Nor does the want of a stated price for the “necessary electrical service” make the contract unenforceable, for if the price has not been determined the buyer must pay a reasonable price. (Cook-Master, Inc. v. Nicro Steel Products, 339 Ill.App. 519, 90 N.E.2d 657.) It is appropriate to consider the analogy to section 2 — 305 of the Uniform Commercial Code (Ill. Rev. Stat. 1969, ch. 26, par. 2 — 305) which provides that if *83the agreement does not state the price, payment is to be a reasonable price at the time of delivery.

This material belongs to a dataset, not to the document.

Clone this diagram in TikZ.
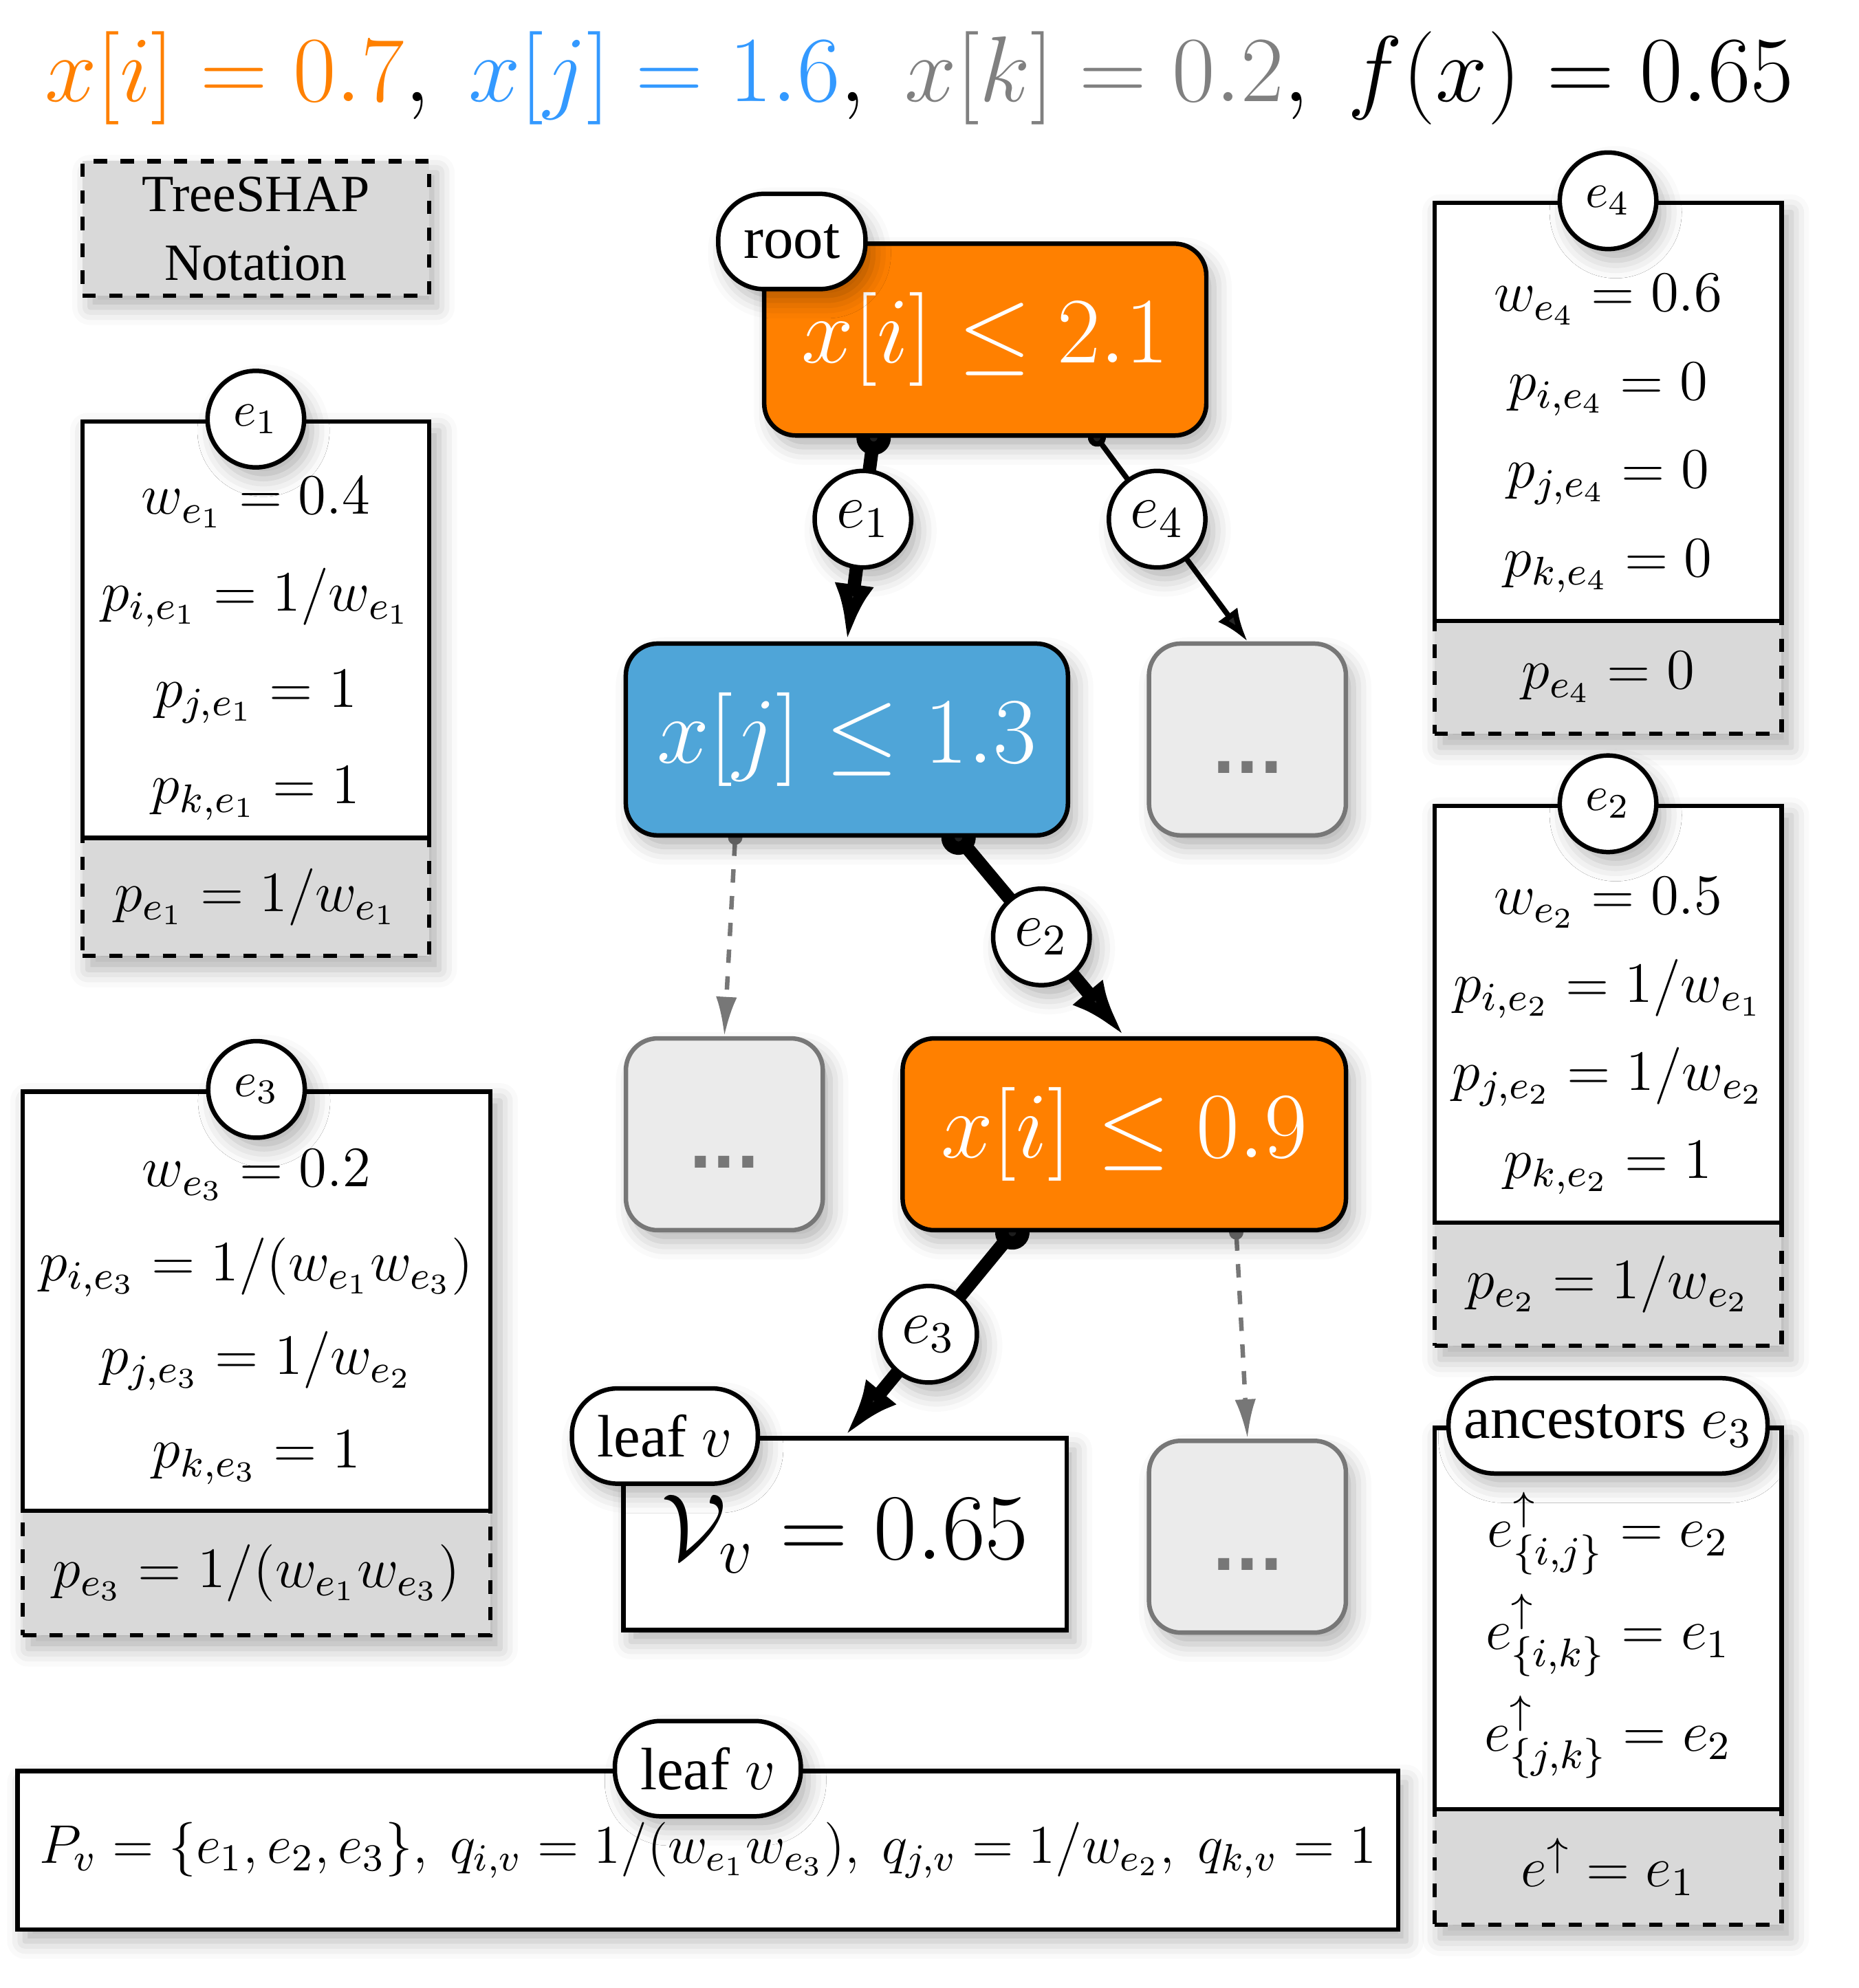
\RequirePackage{fix-cm}
\documentclass[tikz,border=0pt]{standalone}
\usepackage[no-math]{fontspec}
\setmainfont{Liberation Serif}
\newfontfamily\dotsfamily{DejaVu Sans}
\usepackage{tikz}
\usetikzlibrary{arrows.meta}
\usetikzlibrary{calc}
\usetikzlibrary{shadows}
\usetikzlibrary{backgrounds}

\definecolor{shaporange}{HTML}{FF8000}
\definecolor{shapblue}{HTML}{4FA5D8}
\definecolor{titleblue}{HTML}{3399FF}
\definecolor{titlegray}{HTML}{808080}
\definecolor{dotgray}{HTML}{777777}
\definecolor{dotfill}{HTML}{EBEBEB}
\definecolor{sumgray}{HTML}{D9D9D9}
\definecolor{shadowtint}{HTML}{9A9DC0}

\newcommand{\splitfont}{\fontsize{21}{24}\selectfont}
\newcommand{\titlefont}{\fontsize{20.9}{24}\selectfont}
\newcommand{\boxfont}{\fontsize{12.8}{21.6}\selectfont}
\newcommand{\tagfont}{\fontsize{11}{13}\selectfont}
\newcommand{\edgefont}{\fontsize{14}{16}\selectfont}
\newcommand{\notefont}{\fontsize{11.7}{15.4}\selectfont}

\IfFileExists{tikzlibraryshadows.blur.code.tex}{%
  \usetikzlibrary{shadows.blur}
  \tikzset{softshadow/.style={blur shadow={shadow xshift=0.6mm,shadow yshift=-0.9mm,shadow blur radius=1.4mm,shadow opacity=30}}}%
}{%
  \tikzset{softshadow/.style={drop shadow={shadow xshift=0.6mm,shadow yshift=-0.9mm,fill=shadowtint,opacity=0.35}}}%
}

\tikzset{
  splitnode/.style={draw, line width=1pt, rounded corners=0.25cm, minimum width=3.48cm, minimum height=1.51cm, text=white, font=\splitfont, softshadow},
  moredots/.style={draw=dotgray, line width=1pt, fill=dotfill, rounded corners=0.25cm, minimum width=1.55cm, minimum height=1.51cm, text=dotgray, font=\dotsfamily\bfseries\fontsize{14}{16}\selectfont, text height=15pt, text depth=0pt, softshadow},
  leafnode/.style={draw, line width=1pt, fill=white, minimum width=3.49cm, minimum height=1.51cm, font=\splitfont, softshadow},
  pilltag/.style={draw, line width=1pt, fill=white, rounded corners=0.36cm, minimum height=0.75cm, inner xsep=0.2cm, font=\fontsize{13.4}{16}\selectfont, softshadow},
  edgetag/.style={circle, draw, line width=1pt, fill=white, minimum size=0.76cm, inner sep=0pt, font=\edgefont, softshadow},
  boxtag/.style={circle, draw, line width=1pt, fill=white, minimum size=0.76cm, inner sep=0pt, font=\tagfont, softshadow},
  infobox/.style={draw, line width=1pt, fill=white, inner sep=0pt},
  sumbox/.style={draw, dashed, line width=1pt, fill=sumgray, inner sep=0pt, font=\boxfont},
  boxlines/.style={align=center, inner sep=0pt, font={\fontsize{12.8}{#1}\selectfont}},
  strong/.style={line width=3pt, shorten <=-3.85pt, {Circle[length=7.7pt]}-{Latex[length=12.8pt,width=8.8pt]}},
  weak/.style={line width=1.2pt, shorten <=-2pt, {Circle[length=4pt]}-{Latex[length=7.4pt,width=5.4pt]}},
  pruned/.style={draw=dotgray, line width=1pt, dashed, shorten <=-1.6pt, {Circle[length=3.2pt]}-{Latex[length=8.8pt,width=4.7pt]}},
}

\begin{document}
\begin{tikzpicture}[x=0.01cm, y=-0.01cm]
      \useasboundingbox (0,0) rectangle (1464,1566);

      \node[anchor=base, font=\titlefont] (title) at (724,80) {$\textcolor{shaporange}{x[i] = 0.7},\ \textcolor{titleblue}{x[j] = 1.6},\ \textcolor{titlegray}{x[k] = 0.2},\ f(x) = 0.65$};
      \node[sumbox, minimum width=2.73cm, minimum height=1.06cm, align=center, font=\notefont, softshadow] (notation) at (201.5,180) {TreeSHAP\\Notation};

      % tree
      \node[splitnode, fill=shaporange] (root) at (776,267.5) {$x[i] \leq 2.1$};
      \node[pilltag] (roottag) at ([xshift=0.235cm]root.north west) {root};
      \node[splitnode, fill=shapblue] (jsplit) at (667,582.5) {$x[j] \leq 1.3$};
      \node[moredots] (dotsa) at (982.5,582.5) {...};
      \node[moredots] (dotsb) at (570.5,893.5) {...};
      \node[splitnode, fill=shaporange, minimum width=3.49cm] (isplit) at (885.5,893.5) {$x[i] \leq 0.9$};
      \node[leafnode] (leaf) at (665.5,1208.5) {$\mathcal{V}_v = 0.65$};
      \node[pilltag] (leaftag) at ([xshift=0.345cm]leaf.north west) {leaf $v$};
      \node[moredots] (dotsc) at (982.5,1210.5) {...};

      % edge e1
      \node[sumbox, minimum width=2.73cm, minimum height=0.93cm] (sum1) at (201.5,706.5) {$p_{e_1} = 1/w_{e_1}$};
      \node[infobox, minimum width=2.73cm, minimum height=3.28cm] (box1) at (201.5,496) {};
      \node[boxtag] (tag1) at (box1.north) {$e_1$};
      \node[boxlines=21.6pt] (lines1) at (201.5,511) {$w_{e_1} = 0.4$\\ $p_{i,e_1} = 1/w_{e_1}$\\ $p_{j,e_1} = 1$\\ $p_{k,e_1} = 1$};

      % edge e3
      \node[sumbox, minimum width=3.68cm, minimum height=0.98cm] (sum3) at (202,1239) {$p_{e_3} = 1/(w_{e_1}w_{e_3})$};
      \node[infobox, minimum width=3.68cm, minimum height=3.30cm] (box3) at (202,1025) {};
      \node[boxtag] (tag3) at (box3.north) {$e_3$};
      \node[boxlines=21pt] (lines3) at (202,1037.5) {$w_{e_3} = 0.2$\\ $p_{i,e_3} = 1/(w_{e_1}w_{e_3})$\\ $p_{j,e_3} = 1/w_{e_2}$\\ $p_{k,e_3} = 1$};

      % edge e4
      \node[sumbox, minimum width=2.73cm, minimum height=0.89cm] (sum4) at (1266.5,533.5) {$p_{e_4} = 0$};
      \node[infobox, minimum width=2.73cm, minimum height=3.29cm] (box4) at (1266.5,324.5) {};
      \node[boxtag] (tag4) at (box4.north) {$e_4$};
      \node[boxlines=19.8pt] (lines4) at (1266.5,341.5) {$w_{e_4} = 0.6$\\ $p_{i,e_4} = 0$\\ $p_{j,e_4} = 0$\\ $p_{k,e_4} = 0$};

      % edge e2
      \node[sumbox, minimum width=2.73cm, minimum height=0.97cm] (sum2) at (1266.5,1011.5) {$p_{e_2} = 1/w_{e_2}$};
      \node[infobox, minimum width=2.73cm, minimum height=3.28cm] (box2) at (1266.5,799) {};
      \node[boxtag] (tag2) at (box2.north) {$e_2$};
      \node[boxlines=19.7pt] (lines2) at (1266.5,816) {$w_{e_2} = 0.5$\\ $p_{i,e_2} = 1/w_{e_1}$\\ $p_{j,e_2} = 1/w_{e_2}$\\ $p_{k,e_2} = 1$};

      % ancestors of e3
      \node[sumbox, minimum width=2.73cm, minimum height=0.91cm] (sumanc) at (1266.5,1470.5) {$e^{\uparrow} = e_1$};
      \node[infobox, minimum width=2.73cm, minimum height=3.00cm] (boxanc) at (1266.5,1275) {};
      \node[pilltag, inner xsep=0.12cm] (taganc) at (boxanc.north) {ancestors $e_3$};
      \node[boxlines=22.8pt] (linesanc) at (1266.5,1288) {$e^{\uparrow}_{\{i,j\}} = e_2$\\ $e^{\uparrow}_{\{i,k\}} = e_1$\\ $e^{\uparrow}_{\{j,k\}} = e_2$};

      % path of leaf v
      \node[infobox, minimum width=10.87cm, minimum height=1.25cm, font=\fontsize{12.2}{15}\selectfont, softshadow] (path) at (557.5,1457.5) {$P_v = \{e_1, e_2, e_3\},\ q_{i,v} = 1/(w_{e_1}w_{e_3}),\ q_{j,v} = 1/w_{e_2},\ q_{k,v} = 1$};
      \node[pilltag] (pathtag) at (path.north) {leaf $v$};

      \begin{pgfonlayer}{background}
      \path[softshadow] (box1.north west) rectangle (sum1.south east);
      \path[softshadow] (box3.north west) rectangle (sum3.south east);
      \path[softshadow] (box4.north west) rectangle (sum4.south east);
      \path[softshadow] (box2.north west) rectangle (sum2.south east);
      \path[softshadow] (boxanc.north west) rectangle (sumanc.south east);

      \draw[strong] ($(root.south west)!0.25!(root.south east)$) -- (jsplit.north) node[edgetag, pos=0.4] (edge1) {$e_1$};
      \draw[weak] ($(root.south west)!0.75!(root.south east)$) -- (dotsa.north) node[edgetag, pos=0.4] (edge4) {$e_4$};
      \draw[pruned] ($(jsplit.south west)!0.25!(jsplit.south east)$) -- (dotsb.north);
      \draw[strong] ($(jsplit.south west)!0.75!(jsplit.south east)$) -- (isplit.north) node[edgetag, pos=0.5] (edge2) {$e_2$};
      \draw[strong] ($(isplit.south west)!0.25!(isplit.south east)$) -- (leaf.north) node[edgetag, pos=0.5] (edge3) {$e_3$};
      \draw[pruned] ($(isplit.south west)!0.75!(isplit.south east)$) -- (dotsc.north);
      \end{pgfonlayer}
\end{tikzpicture}
\end{document}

In arguing the want of mutuality, plaintiff cited Joliet Bottling Co. v. Joliet Citizens’ Brewing Co., 254 Ill. 215, 98 N.E. 263; Peru Wheel Co. v. Union Coal Co., 295 Ill.App. 276, 14 N.E.2d 998; Higbie v. Rust, 211 Ill. 333, 71 N.E. 1010, and Hodorowicz v. Szulc, 16 Ill.App.2d 317, 147 N.E.2d 887. These cases contained provisions which were construed as making the contract terminable at will. They were without any provision fixing a term of the contract. In National Furnace Co. v. Keystone Manufacturing Co., 110 Ill. 427, it was stated that there was a clear distinction between what a party might “want” and what was needed or required.

Plaintiff argues that the contract executed by defendant was ultra vires. In Mound City Warehouse Co. v. Illinois Central R.R. Co., 51 Ill. App.2d 103, 200 N.E.2d 919, plaintiff sought to enjoin defendant from leasing its right-of-way to other persons for warehouse purposes. It was held that while the ultra vires act of a corporation may be objected to by the State, by the corporation itself or by the person with whom the alleged ultra vires acts are had, third persons not concerned in the subject matter could not raise such issue. We conclude that such rule controls here. The cases from foreign jurisdictions cited by plaintiff do not appear to contradict such rule.

We have examined the other issues raised and in the light of the record find such to be without merit. The judgment entered on administrative review is reversed.


SMITH, J., and SIMKINS, P. J., concur.